Just yesterday, I wrote about how regulators might be starting to question the heavy involvement of rating agencies in the evaluation of bond insurers. A few weeks before that, I wrote about a judge deciding that the First Amendment's guarantee of free speech does not entirely shield the agencies from lawsuits. In July, I wrote a post about why I believe granting rating agencies that First Amendment protection is absurd. According to news out late yesterday, California agrees with me. The state has launched a probe to determine whether the rating agencies broke state law by incorrectly rating various mortgage-backed securities (MBS).
Here's the news from Reuters, including a quote from California Attorney General Jerry Brown:
The investigation focuses on whether the agencies broke consumer protection and unfair business practice laws, in the most populous U.S. state, which give the state broad authority to bring suit in cases of false advertising and unfair competition.
"The agencies have been coddled and protected," Brown said. "It's time we smoked 'em out."
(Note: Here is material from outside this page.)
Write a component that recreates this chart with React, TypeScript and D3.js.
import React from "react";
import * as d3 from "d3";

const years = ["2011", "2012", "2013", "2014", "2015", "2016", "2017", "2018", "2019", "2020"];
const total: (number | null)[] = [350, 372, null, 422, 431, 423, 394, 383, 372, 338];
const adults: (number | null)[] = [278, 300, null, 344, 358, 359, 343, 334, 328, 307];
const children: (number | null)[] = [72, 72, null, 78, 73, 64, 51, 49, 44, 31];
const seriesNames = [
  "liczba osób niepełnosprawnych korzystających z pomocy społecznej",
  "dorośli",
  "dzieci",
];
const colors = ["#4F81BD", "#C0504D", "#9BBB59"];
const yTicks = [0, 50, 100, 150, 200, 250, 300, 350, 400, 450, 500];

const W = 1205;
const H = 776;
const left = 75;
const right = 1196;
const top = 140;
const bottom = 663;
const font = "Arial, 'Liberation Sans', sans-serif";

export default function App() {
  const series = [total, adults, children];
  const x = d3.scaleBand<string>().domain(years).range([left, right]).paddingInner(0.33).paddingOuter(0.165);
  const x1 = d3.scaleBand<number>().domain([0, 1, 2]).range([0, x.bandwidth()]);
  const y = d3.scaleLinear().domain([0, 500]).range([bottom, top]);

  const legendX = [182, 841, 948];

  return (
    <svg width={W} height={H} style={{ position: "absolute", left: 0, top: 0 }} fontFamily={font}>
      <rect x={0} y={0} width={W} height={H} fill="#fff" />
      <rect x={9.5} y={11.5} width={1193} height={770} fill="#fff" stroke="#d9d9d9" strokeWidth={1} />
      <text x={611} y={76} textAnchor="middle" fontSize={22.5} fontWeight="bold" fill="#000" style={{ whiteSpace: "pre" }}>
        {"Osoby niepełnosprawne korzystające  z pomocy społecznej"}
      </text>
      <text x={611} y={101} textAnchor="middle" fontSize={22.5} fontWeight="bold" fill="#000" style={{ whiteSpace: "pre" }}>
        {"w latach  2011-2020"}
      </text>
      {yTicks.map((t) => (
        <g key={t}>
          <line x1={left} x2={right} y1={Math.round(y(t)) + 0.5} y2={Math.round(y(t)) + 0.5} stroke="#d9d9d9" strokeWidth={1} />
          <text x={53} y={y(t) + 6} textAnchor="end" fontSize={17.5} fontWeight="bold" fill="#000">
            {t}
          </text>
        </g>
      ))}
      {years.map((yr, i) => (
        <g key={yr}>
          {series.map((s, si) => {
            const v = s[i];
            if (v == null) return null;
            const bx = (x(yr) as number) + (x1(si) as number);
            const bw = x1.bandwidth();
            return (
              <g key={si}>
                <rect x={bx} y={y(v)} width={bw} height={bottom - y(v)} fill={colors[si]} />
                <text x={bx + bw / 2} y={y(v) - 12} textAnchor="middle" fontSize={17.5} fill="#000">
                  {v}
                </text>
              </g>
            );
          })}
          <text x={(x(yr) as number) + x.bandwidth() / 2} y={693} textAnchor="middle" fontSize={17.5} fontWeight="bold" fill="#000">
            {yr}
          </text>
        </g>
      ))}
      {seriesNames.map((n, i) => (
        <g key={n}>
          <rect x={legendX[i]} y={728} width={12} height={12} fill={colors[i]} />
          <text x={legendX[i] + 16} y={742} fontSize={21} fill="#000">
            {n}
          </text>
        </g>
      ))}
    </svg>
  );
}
"The rating agencies historically in my view have hid behind the first amendment," Supervising Deputy Attorney General Kathrin Sears, who heads the probe, told reporters, adding that nothing may come of the probe.
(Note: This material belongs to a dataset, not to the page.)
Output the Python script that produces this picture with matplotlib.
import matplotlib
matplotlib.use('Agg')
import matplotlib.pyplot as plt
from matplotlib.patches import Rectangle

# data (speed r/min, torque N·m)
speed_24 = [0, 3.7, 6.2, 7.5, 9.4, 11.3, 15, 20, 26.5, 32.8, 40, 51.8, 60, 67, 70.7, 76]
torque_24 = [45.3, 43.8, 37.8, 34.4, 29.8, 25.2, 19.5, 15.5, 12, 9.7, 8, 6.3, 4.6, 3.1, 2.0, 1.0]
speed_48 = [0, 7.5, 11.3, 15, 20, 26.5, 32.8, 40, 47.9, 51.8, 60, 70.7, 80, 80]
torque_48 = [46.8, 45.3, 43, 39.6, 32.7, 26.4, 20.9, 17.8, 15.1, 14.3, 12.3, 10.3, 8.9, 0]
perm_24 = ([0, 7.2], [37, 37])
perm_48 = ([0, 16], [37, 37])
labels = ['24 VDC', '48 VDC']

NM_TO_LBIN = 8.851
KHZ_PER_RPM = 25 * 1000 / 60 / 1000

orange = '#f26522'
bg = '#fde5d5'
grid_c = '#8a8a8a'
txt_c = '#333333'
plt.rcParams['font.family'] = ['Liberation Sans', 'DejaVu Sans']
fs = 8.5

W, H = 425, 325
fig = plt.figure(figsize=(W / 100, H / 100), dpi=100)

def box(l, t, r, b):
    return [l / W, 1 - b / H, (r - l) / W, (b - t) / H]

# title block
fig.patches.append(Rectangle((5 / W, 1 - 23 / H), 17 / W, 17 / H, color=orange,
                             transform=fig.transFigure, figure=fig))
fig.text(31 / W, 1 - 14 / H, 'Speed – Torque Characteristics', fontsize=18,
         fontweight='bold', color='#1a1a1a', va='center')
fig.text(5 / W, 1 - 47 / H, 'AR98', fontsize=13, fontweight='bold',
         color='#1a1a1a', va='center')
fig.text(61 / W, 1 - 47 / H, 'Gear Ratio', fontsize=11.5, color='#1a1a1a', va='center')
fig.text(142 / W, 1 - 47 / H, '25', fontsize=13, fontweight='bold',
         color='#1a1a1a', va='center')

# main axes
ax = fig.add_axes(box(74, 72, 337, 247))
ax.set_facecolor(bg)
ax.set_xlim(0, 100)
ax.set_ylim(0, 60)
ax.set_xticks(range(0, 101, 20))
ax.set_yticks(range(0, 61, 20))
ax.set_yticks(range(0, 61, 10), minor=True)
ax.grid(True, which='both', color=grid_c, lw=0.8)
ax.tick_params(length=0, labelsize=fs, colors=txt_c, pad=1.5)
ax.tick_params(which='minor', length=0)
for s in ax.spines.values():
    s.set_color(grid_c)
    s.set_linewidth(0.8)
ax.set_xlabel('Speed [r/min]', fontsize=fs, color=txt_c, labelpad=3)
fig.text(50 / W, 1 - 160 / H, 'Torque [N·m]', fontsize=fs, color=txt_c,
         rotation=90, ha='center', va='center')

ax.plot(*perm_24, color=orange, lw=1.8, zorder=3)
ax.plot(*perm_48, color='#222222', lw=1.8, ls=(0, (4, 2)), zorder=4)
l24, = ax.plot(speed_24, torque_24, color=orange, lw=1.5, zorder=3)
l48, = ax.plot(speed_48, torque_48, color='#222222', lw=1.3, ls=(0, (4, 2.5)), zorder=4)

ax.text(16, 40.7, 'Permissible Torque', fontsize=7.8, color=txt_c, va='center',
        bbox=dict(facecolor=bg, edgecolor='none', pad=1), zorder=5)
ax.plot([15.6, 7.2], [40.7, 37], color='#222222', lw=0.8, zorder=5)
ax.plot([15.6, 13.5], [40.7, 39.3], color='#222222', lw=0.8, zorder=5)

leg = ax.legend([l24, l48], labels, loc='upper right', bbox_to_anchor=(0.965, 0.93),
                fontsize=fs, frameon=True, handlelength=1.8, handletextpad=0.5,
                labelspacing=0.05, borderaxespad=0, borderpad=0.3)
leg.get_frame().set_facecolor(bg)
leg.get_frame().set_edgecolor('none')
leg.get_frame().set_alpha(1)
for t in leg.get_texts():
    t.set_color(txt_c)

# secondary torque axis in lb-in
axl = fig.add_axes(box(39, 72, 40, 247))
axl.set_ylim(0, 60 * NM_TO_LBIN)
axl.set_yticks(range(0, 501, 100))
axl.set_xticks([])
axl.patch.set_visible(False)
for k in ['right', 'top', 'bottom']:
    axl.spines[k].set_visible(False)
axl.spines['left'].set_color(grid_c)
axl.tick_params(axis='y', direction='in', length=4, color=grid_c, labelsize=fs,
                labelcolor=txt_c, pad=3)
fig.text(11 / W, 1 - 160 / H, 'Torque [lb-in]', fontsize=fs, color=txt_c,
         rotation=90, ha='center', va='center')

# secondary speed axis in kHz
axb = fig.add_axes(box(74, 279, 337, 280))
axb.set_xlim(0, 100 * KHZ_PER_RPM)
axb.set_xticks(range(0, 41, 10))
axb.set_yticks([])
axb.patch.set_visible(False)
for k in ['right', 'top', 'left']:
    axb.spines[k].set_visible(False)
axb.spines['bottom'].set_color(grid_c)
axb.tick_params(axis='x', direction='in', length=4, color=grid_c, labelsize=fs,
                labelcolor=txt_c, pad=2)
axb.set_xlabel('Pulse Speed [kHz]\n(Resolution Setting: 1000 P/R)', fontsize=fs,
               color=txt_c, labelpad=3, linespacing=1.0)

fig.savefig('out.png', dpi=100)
Despite that caveat, it's pretty clear that investors want someone's blood for the losses they incurred on the MBS that the agencies gave favorable ratings. I've argued that investors need to share in some of the blame. After all, investors should perform some of their own due diligence when buying a security. Instead, investors often just accepted agencies' ratings as gospel and naively purchased securities that ended up going terribly wrong.
In the Reuters piece, Brown explains how just badly the agencies got it wrong:
"When the bubble burst, however, those risky mortgages defaulted in record numbers and investors were left holding worthless securities, unable to sell them," the statement said. "Subsequently, the agencies downgraded the credit ratings of $1.9 trillion in residential mortgage backed securities, a tacit acknowledgment of their failure to adequately assess the risks of the debt they rated."
Even if investors should have known better, it's hard to not place a great deal of the blame on the rating agencies. After all, it's their business to understand and evaluate the risk in securities. They blew it. And just as a doctor is subject to a malpractice suit for misdiagnosis, I think the rating agencies should be held responsible for flagrantly incorrect ratings. This week we learn that California does too.